Meta's FAIR Team Releases AI Models for Image-to-Text and Text-to-Music Generation

Meta's Fundamental AI Research (FAIR) team has recently released five new artificial intelligence (AI) research models. These models have wide-ranging applications, including image-to-text and text-to-music generation, as well as improved code completion and detection of AI-generated speech.

Chameleon Model: Images and Text Generation

One of the noteworthy models released is Chameleon, a family of mixed-modal models capable of generating both images and text.

Unlike traditional models that focus on unimodal results, Chameleon can process input consisting of both text and images and generate a combination of text and images as output. This capability opens up new possibilities, such as generating creative captions for images or using text prompts and images to create entirely new scenes.

Multi-Token Prediction Model

Meta's FAIR team has also made significant advancements in code completion models by introducing a new approach called multi-token prediction. Unlike the previous one-word-at-a-time approach, this new method trains language models to predict multiple future words simultaneously, which helps to train AI Models to predict words faster.

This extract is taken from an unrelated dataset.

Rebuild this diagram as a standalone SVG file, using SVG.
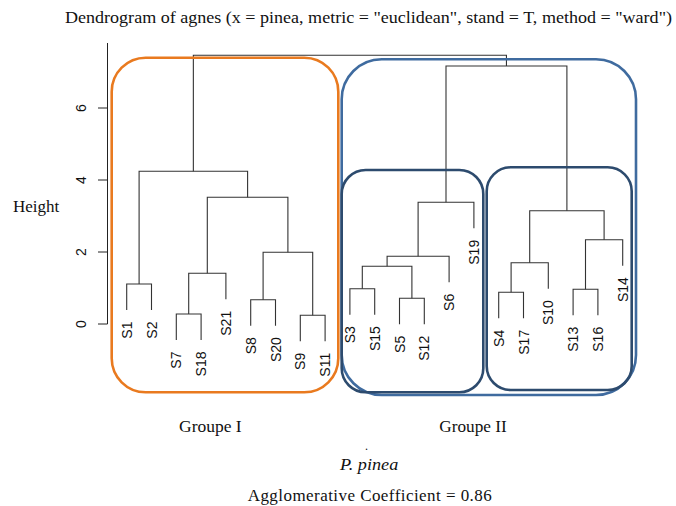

JASCO: AI Music Generation

The third model released by Meta's FAIR team is JASCO, which offers improved control over AI music generation. Unlike existing text-to-music models that rely solely on text inputs, JASCO can accept various inputs, including chords and beats, allowing for more versatility and creativity in generating music.

AudioSeal: Locating AI-Generated Speech

AudioSeal is a groundbreaking system that can embed watermarks in AI-generated audio clips. This technique enables the precise detection of AI-generated segments within longer audio snippets, providing a valuable tool for identifying misinformation and scams.

Diversity Enhancement in Text-to-Image Models

To ensure text-to-image models reflect the geographical and cultural diversity of the world, Meta's FAIR team has developed automatic indicators to evaluate potential geographical disparities in these models.

By conducting a large-scale annotation study and collecting extensive feedback, Meta aims to improve evaluations of text-to-image models and promote diversity in AI-generated images.

The release of geographic disparities evaluation codes and annotations will enable researchers to enhance the representation and inclusivity of their generative models.

Meta's Efforts Invested in AI Development

Meta's commitment to AI development is evident in its substantial capital expenditures on AI and the metaverse-development division Reality Labs.

With expenditures projected to reach between $35 billion and $40 billion[1] by the end of 2024, Meta aims to build various AI services and platforms, including AI assistants, augmented reality apps, and business AIs.

“We’re building a number of different AI services, from our AI assistant to augmented reality apps and glasses, to APIs [application programming interfaces] that help creators engage their communities and that fans can interact with, to business AIs that we think every business eventually on our platform will use,” highlighted by Meta CEO Mark Zuckerberg.